◆ **RECORDED DATA**:
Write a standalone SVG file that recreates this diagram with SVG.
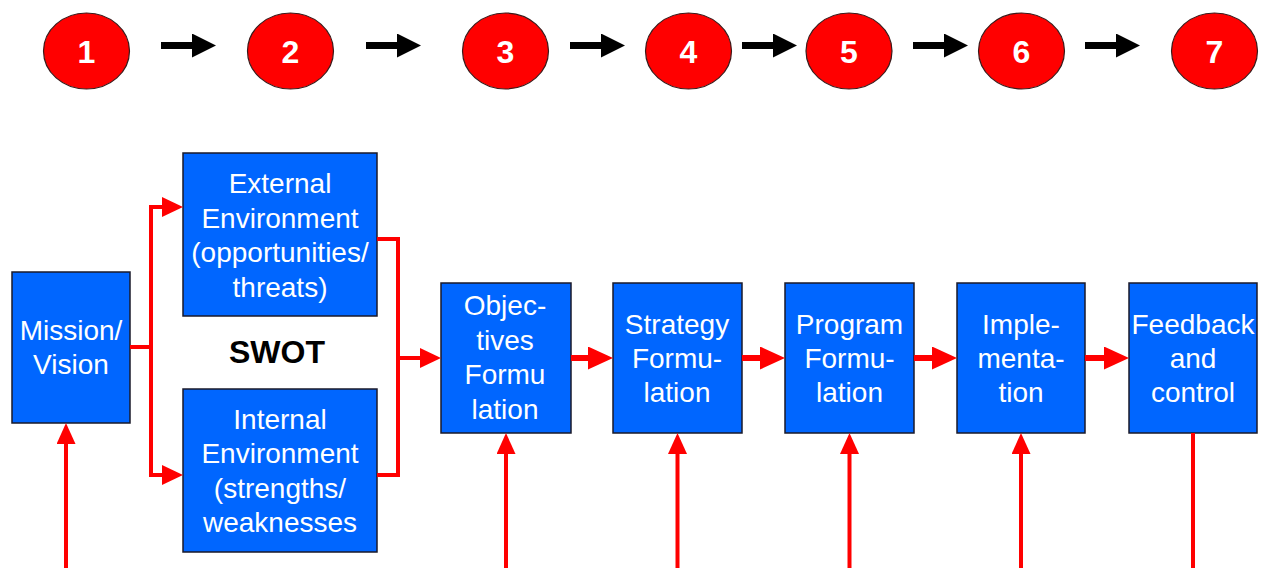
<svg xmlns="http://www.w3.org/2000/svg" width="1264" height="568" viewBox="0 0 1264 568">
  <style>
    .step { fill: #ff0000; stroke: #3a1a1a; stroke-width: 1.2; }
    .num { font-family: "Liberation Sans", Arial, sans-serif; font-weight: bold; font-size: 32px; fill: #ffffff; text-anchor: middle; }
    .box { fill: #0066ff; stroke: #1a1a2a; stroke-width: 1.5; }
    .lbl { font-family: "Liberation Sans", Arial, sans-serif; font-size: 28px; fill: #ffffff; text-anchor: middle; }
    .swot { font-family: "Liberation Sans", Arial, sans-serif; font-weight: bold; font-size: 32px; fill: #000000; text-anchor: middle; }
    .seq { fill: none; stroke: #000000; stroke-width: 7; }
    .flow { fill: none; stroke: #ff0000; stroke-width: 4; stroke-linejoin: miter; }
    .main { fill: none; stroke: #ff0000; stroke-width: 6; }
  </style>
  <defs>
    <marker id="headBlack" markerUnits="userSpaceOnUse" viewBox="0 0 24 24" markerWidth="24" markerHeight="24" refX="1" refY="12" orient="auto">
      <path d="M0,0 L24,12 L0,24 Z" fill="#000000"/>
    </marker>
    <marker id="headSmall" markerUnits="userSpaceOnUse" viewBox="0 0 21 20" markerWidth="21" markerHeight="20" refX="1" refY="10" orient="auto">
      <path d="M0,0 L21,10 L0,20 Z" fill="#ff0000"/>
    </marker>
    <marker id="headLarge" markerUnits="userSpaceOnUse" viewBox="0 0 25 23" markerWidth="25" markerHeight="23" refX="1" refY="11.5" orient="auto">
      <path d="M0,0 L25,11.5 L0,23 Z" fill="#ff0000"/>
    </marker>
    <marker id="headUp" markerUnits="userSpaceOnUse" viewBox="0 0 21 19" markerWidth="21" markerHeight="19" refX="1" refY="9.5" orient="auto">
      <path d="M0,0 L21,9.5 L0,19 Z" fill="#ff0000"/>
    </marker>
  </defs>

  <rect x="0" y="0" width="1264" height="568" fill="#ffffff"/>

  <!-- numbered step sequence -->
  <g id="step1"><ellipse class="step" cx="86.5" cy="51" rx="43" ry="38"/><text class="num" x="86.5" y="62.5">1</text></g>
  <g id="step2"><ellipse class="step" cx="290.5" cy="51" rx="43" ry="38"/><text class="num" x="290.5" y="62.5">2</text></g>
  <g id="step3"><ellipse class="step" cx="505.5" cy="51" rx="43" ry="38"/><text class="num" x="505.5" y="62.5">3</text></g>
  <g id="step4"><ellipse class="step" cx="688.5" cy="51" rx="43" ry="38"/><text class="num" x="688.5" y="62.5">4</text></g>
  <g id="step5"><ellipse class="step" cx="849" cy="51" rx="43" ry="38"/><text class="num" x="849" y="62.5">5</text></g>
  <g id="step6"><ellipse class="step" cx="1021.5" cy="51" rx="43" ry="38"/><text class="num" x="1021.5" y="62.5">6</text></g>
  <g id="step7"><ellipse class="step" cx="1214.5" cy="51" rx="43" ry="38"/><text class="num" x="1214.5" y="62.5">7</text></g>

  <!-- process boxes -->
  <g id="mission">
    <rect class="box" x="12" y="272" width="118" height="151"/>
    <text class="lbl" x="71" y="339.5">Mission/</text>
    <text class="lbl" x="71" y="374">Vision</text>
  </g>
  <g id="external">
    <rect class="box" x="183" y="153" width="194" height="163"/>
    <text class="lbl" x="280" y="193">External</text>
    <text class="lbl" x="280" y="227.5">Environment</text>
    <text class="lbl" x="280" y="262">(opportunities/</text>
    <text class="lbl" x="280" y="296.5">threats)</text>
  </g>
  <g id="internal">
    <rect class="box" x="183" y="389" width="194" height="163"/>
    <text class="lbl" x="280" y="428.5">Internal</text>
    <text class="lbl" x="280" y="463">Environment</text>
    <text class="lbl" x="280" y="497.5">(strengths/</text>
    <text class="lbl" x="280" y="532">weaknesses</text>
  </g>
  <g id="swot">
    <text class="swot" x="277" y="363">SWOT</text>
  </g>
  <g id="objectives">
    <rect class="box" x="441" y="283" width="130" height="150"/>
    <text class="lbl" x="505" y="315">Objec-</text>
    <text class="lbl" x="505" y="349.5">tives</text>
    <text class="lbl" x="505" y="384">Formu</text>
    <text class="lbl" x="505" y="418.5">lation</text>
  </g>
  <g id="strategy">
    <rect class="box" x="613" y="283" width="129" height="150"/>
    <text class="lbl" x="677" y="333.5">Strategy</text>
    <text class="lbl" x="677" y="368">Formu-</text>
    <text class="lbl" x="677" y="402">lation</text>
  </g>
  <g id="program">
    <rect class="box" x="785" y="283" width="129" height="150"/>
    <text class="lbl" x="849.5" y="333.5">Program</text>
    <text class="lbl" x="849.5" y="368">Formu-</text>
    <text class="lbl" x="849.5" y="402">lation</text>
  </g>
  <g id="implementation">
    <rect class="box" x="957" y="283" width="128" height="150"/>
    <text class="lbl" x="1021" y="333.5">Imple-</text>
    <text class="lbl" x="1021" y="368">menta-</text>
    <text class="lbl" x="1021" y="402">tion</text>
  </g>
  <g id="feedback">
    <rect class="box" x="1129" y="283" width="128" height="150"/>
    <text class="lbl" x="1193" y="333.5">Feedback</text>
    <text class="lbl" x="1193" y="368">and</text>
    <text class="lbl" x="1193" y="402">control</text>
  </g>

  <g id="connectors">
    <!-- sequence arrows -->
    <path class="seq" d="M161,45.5 H193" marker-end="url(#headBlack)"/>
    <path class="seq" d="M366,45.5 H398" marker-end="url(#headBlack)"/>
    <path class="seq" d="M570,45.5 H602" marker-end="url(#headBlack)"/>
    <path class="seq" d="M742,45.5 H774" marker-end="url(#headBlack)"/>
    <path class="seq" d="M913,45.5 H945" marker-end="url(#headBlack)"/>
    <path class="seq" d="M1085,45.5 H1117" marker-end="url(#headBlack)"/>

    <!-- mission splits into the two environment scans -->
    <path class="flow" d="M130,347 H151"/>
    <path class="flow" d="M151,347 V207 H163" marker-end="url(#headSmall)"/>
    <path class="flow" d="M151,347 V475 H163" marker-end="url(#headSmall)"/>

    <!-- scans merge into objectives -->
    <path class="flow" d="M377,239 H398 V475 H377"/>
    <path class="flow" d="M398,358 H421" marker-end="url(#headSmall)"/>

    <!-- main chain -->
    <path class="main" d="M571,358 H589" marker-end="url(#headLarge)"/>
    <path class="main" d="M742,358 H761" marker-end="url(#headLarge)"/>
    <path class="main" d="M914,358 H933" marker-end="url(#headLarge)"/>
    <path class="main" d="M1085,358 H1105" marker-end="url(#headLarge)"/>

    <!-- feedback lines from below -->
    <path class="flow" d="M66,568 V443" marker-end="url(#headUp)"/>
    <path class="flow" d="M506,568 V453" marker-end="url(#headUp)"/>
    <path class="flow" d="M677.5,568 V453" marker-end="url(#headUp)"/>
    <path class="flow" d="M849.5,568 V453" marker-end="url(#headUp)"/>
    <path class="flow" d="M1021,568 V453" marker-end="url(#headUp)"/>
    <path class="flow" d="M1193,433 V568"/>
  </g>
</svg>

◆ **TASK OBJECTIVE**: Go through the material above and print all of it exactly, except the pictures.

◆ **FINAL RESULT**:
Write a standalone SVG file that recreates this diagram with SVG.
<svg xmlns="http://www.w3.org/2000/svg" width="1264" height="568" viewBox="0 0 1264 568">
  <style>
    .step { fill: #ff0000; stroke: #3a1a1a; stroke-width: 1.2; }
    .num { font-family: "Liberation Sans", Arial, sans-serif; font-weight: bold; font-size: 32px; fill: #ffffff; text-anchor: middle; }
    .box { fill: #0066ff; stroke: #1a1a2a; stroke-width: 1.5; }
    .lbl { font-family: "Liberation Sans", Arial, sans-serif; font-size: 28px; fill: #ffffff; text-anchor: middle; }
    .swot { font-family: "Liberation Sans", Arial, sans-serif; font-weight: bold; font-size: 32px; fill: #000000; text-anchor: middle; }
    .seq { fill: none; stroke: #000000; stroke-width: 7; }
    .flow { fill: none; stroke: #ff0000; stroke-width: 4; stroke-linejoin: miter; }
    .main { fill: none; stroke: #ff0000; stroke-width: 6; }
  </style>
  <defs>
    <marker id="headBlack" markerUnits="userSpaceOnUse" viewBox="0 0 24 24" markerWidth="24" markerHeight="24" refX="1" refY="12" orient="auto">
      <path d="M0,0 L24,12 L0,24 Z" fill="#000000"/>
    </marker>
    <marker id="headSmall" markerUnits="userSpaceOnUse" viewBox="0 0 21 20" markerWidth="21" markerHeight="20" refX="1" refY="10" orient="auto">
      <path d="M0,0 L21,10 L0,20 Z" fill="#ff0000"/>
    </marker>
    <marker id="headLarge" markerUnits="userSpaceOnUse" viewBox="0 0 25 23" markerWidth="25" markerHeight="23" refX="1" refY="11.5" orient="auto">
      <path d="M0,0 L25,11.5 L0,23 Z" fill="#ff0000"/>
    </marker>
    <marker id="headUp" markerUnits="userSpaceOnUse" viewBox="0 0 21 19" markerWidth="21" markerHeight="19" refX="1" refY="9.5" orient="auto">
      <path d="M0,0 L21,9.5 L0,19 Z" fill="#ff0000"/>
    </marker>
  </defs>

  <rect x="0" y="0" width="1264" height="568" fill="#ffffff"/>

  <!-- numbered step sequence -->
  <g id="step1"><ellipse class="step" cx="86.5" cy="51" rx="43" ry="38"/><text class="num" x="86.5" y="62.5">1</text></g>
  <g id="step2"><ellipse class="step" cx="290.5" cy="51" rx="43" ry="38"/><text class="num" x="290.5" y="62.5">2</text></g>
  <g id="step3"><ellipse class="step" cx="505.5" cy="51" rx="43" ry="38"/><text class="num" x="505.5" y="62.5">3</text></g>
  <g id="step4"><ellipse class="step" cx="688.5" cy="51" rx="43" ry="38"/><text class="num" x="688.5" y="62.5">4</text></g>
  <g id="step5"><ellipse class="step" cx="849" cy="51" rx="43" ry="38"/><text class="num" x="849" y="62.5">5</text></g>
  <g id="step6"><ellipse class="step" cx="1021.5" cy="51" rx="43" ry="38"/><text class="num" x="1021.5" y="62.5">6</text></g>
  <g id="step7"><ellipse class="step" cx="1214.5" cy="51" rx="43" ry="38"/><text class="num" x="1214.5" y="62.5">7</text></g>

  <!-- process boxes -->
  <g id="mission">
    <rect class="box" x="12" y="272" width="118" height="151"/>
    <text class="lbl" x="71" y="339.5">Mission/</text>
    <text class="lbl" x="71" y="374">Vision</text>
  </g>
  <g id="external">
    <rect class="box" x="183" y="153" width="194" height="163"/>
    <text class="lbl" x="280" y="193">External</text>
    <text class="lbl" x="280" y="227.5">Environment</text>
    <text class="lbl" x="280" y="262">(opportunities/</text>
    <text class="lbl" x="280" y="296.5">threats)</text>
  </g>
  <g id="internal">
    <rect class="box" x="183" y="389" width="194" height="163"/>
    <text class="lbl" x="280" y="428.5">Internal</text>
    <text class="lbl" x="280" y="463">Environment</text>
    <text class="lbl" x="280" y="497.5">(strengths/</text>
    <text class="lbl" x="280" y="532">weaknesses</text>
  </g>
  <g id="swot">
    <text class="swot" x="277" y="363">SWOT</text>
  </g>
  <g id="objectives">
    <rect class="box" x="441" y="283" width="130" height="150"/>
    <text class="lbl" x="505" y="315">Objec-</text>
    <text class="lbl" x="505" y="349.5">tives</text>
    <text class="lbl" x="505" y="384">Formu</text>
    <text class="lbl" x="505" y="418.5">lation</text>
  </g>
  <g id="strategy">
    <rect class="box" x="613" y="283" width="129" height="150"/>
    <text class="lbl" x="677" y="333.5">Strategy</text>
    <text class="lbl" x="677" y="368">Formu-</text>
    <text class="lbl" x="677" y="402">lation</text>
  </g>
  <g id="program">
    <rect class="box" x="785" y="283" width="129" height="150"/>
    <text class="lbl" x="849.5" y="333.5">Program</text>
    <text class="lbl" x="849.5" y="368">Formu-</text>
    <text class="lbl" x="849.5" y="402">lation</text>
  </g>
  <g id="implementation">
    <rect class="box" x="957" y="283" width="128" height="150"/>
    <text class="lbl" x="1021" y="333.5">Imple-</text>
    <text class="lbl" x="1021" y="368">menta-</text>
    <text class="lbl" x="1021" y="402">tion</text>
  </g>
  <g id="feedback">
    <rect class="box" x="1129" y="283" width="128" height="150"/>
    <text class="lbl" x="1193" y="333.5">Feedback</text>
    <text class="lbl" x="1193" y="368">and</text>
    <text class="lbl" x="1193" y="402">control</text>
  </g>

  <g id="connectors">
    <!-- sequence arrows -->
    <path class="seq" d="M161,45.5 H193" marker-end="url(#headBlack)"/>
    <path class="seq" d="M366,45.5 H398" marker-end="url(#headBlack)"/>
    <path class="seq" d="M570,45.5 H602" marker-end="url(#headBlack)"/>
    <path class="seq" d="M742,45.5 H774" marker-end="url(#headBlack)"/>
    <path class="seq" d="M913,45.5 H945" marker-end="url(#headBlack)"/>
    <path class="seq" d="M1085,45.5 H1117" marker-end="url(#headBlack)"/>

    <!-- mission splits into the two environment scans -->
    <path class="flow" d="M130,347 H151"/>
    <path class="flow" d="M151,347 V207 H163" marker-end="url(#headSmall)"/>
    <path class="flow" d="M151,347 V475 H163" marker-end="url(#headSmall)"/>

    <!-- scans merge into objectives -->
    <path class="flow" d="M377,239 H398 V475 H377"/>
    <path class="flow" d="M398,358 H421" marker-end="url(#headSmall)"/>

    <!-- main chain -->
    <path class="main" d="M571,358 H589" marker-end="url(#headLarge)"/>
    <path class="main" d="M742,358 H761" marker-end="url(#headLarge)"/>
    <path class="main" d="M914,358 H933" marker-end="url(#headLarge)"/>
    <path class="main" d="M1085,358 H1105" marker-end="url(#headLarge)"/>

    <!-- feedback lines from below -->
    <path class="flow" d="M66,568 V443" marker-end="url(#headUp)"/>
    <path class="flow" d="M506,568 V453" marker-end="url(#headUp)"/>
    <path class="flow" d="M677.5,568 V453" marker-end="url(#headUp)"/>
    <path class="flow" d="M849.5,568 V453" marker-end="url(#headUp)"/>
    <path class="flow" d="M1021,568 V453" marker-end="url(#headUp)"/>
    <path class="flow" d="M1193,433 V568"/>
  </g>
</svg>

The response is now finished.